Amaryl is an insulin-sparing sulfonylurea agent for the treatment of type II diabetes. It is indicated as a first-line therapy to lower blood glucose in people with type II diabetes whose high blood glucose cannot be controlled by diet and exercise alone.
Clinical research supports the recommendation that Amaryl be used as a monotherapy or in combination with insulin, a unique distinction among members of the sulfonylurea class of diabetes drugs. Amaryl provided highly effective glucose control with a once daily dosing schedule, which helped many type II diabetes subjects achieve 24-hour glucose control, without putting subjects at undue risk for low blood sugar, a complication of overly rigorous control. Highly effective glucose control was observed in a range of subjects including obesity and hypertension--and in traditional at risk populations such as Hispanics and African Americans.
The incidence of diabetes in the United States is on the rise. The National Institute of Diabetes and Digestive Kidney Diseases estimates that 16 million Americans have diabetes mellitus, which represents an increase of five million compared with incidence of the disease 10 years ago. Yet, only half of the people believed to have diabetes have been diagnosed. Diabetes is the fourth-leading cause of death by disease in United States.
Type II diabetes, the more prevalent form of the disease, is often referred to as late-onset or non-insulin dependent diabetes mellitus (NIDDM). Of the eight million people diagnosed with diabetes, nearly 7.5 million have type II diabetes, and most of them require oral medication alone or in combination with insulin to keep blood sugar levels under control.

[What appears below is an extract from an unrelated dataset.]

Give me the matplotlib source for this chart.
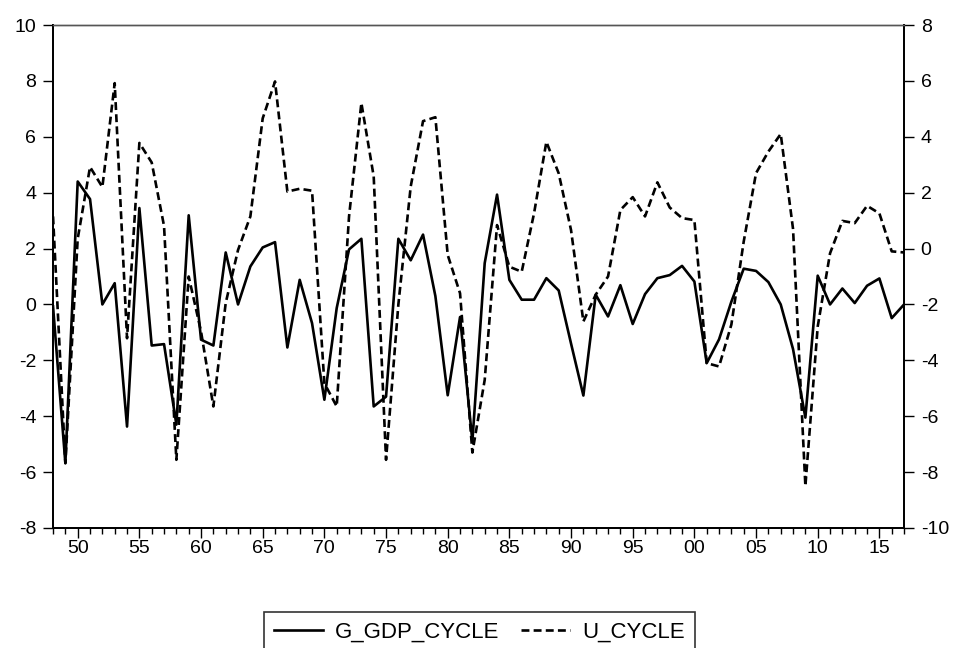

Studies on type I (insulin-dependent) diabetics in the landmark Diabetes Control and Complications Trial indicate that tight control reduced some of the devastating complications of the disease, such as retinopathy, kidney damage, and damage to the nerves that can lead to amputations. According to the American Diabetes Association, it is reasonable to recommend tighter glucose control for the millions of NIDDM subjects because it is presumed that the mechanisms by which glucose causes complications are the same in both forms of diabetes.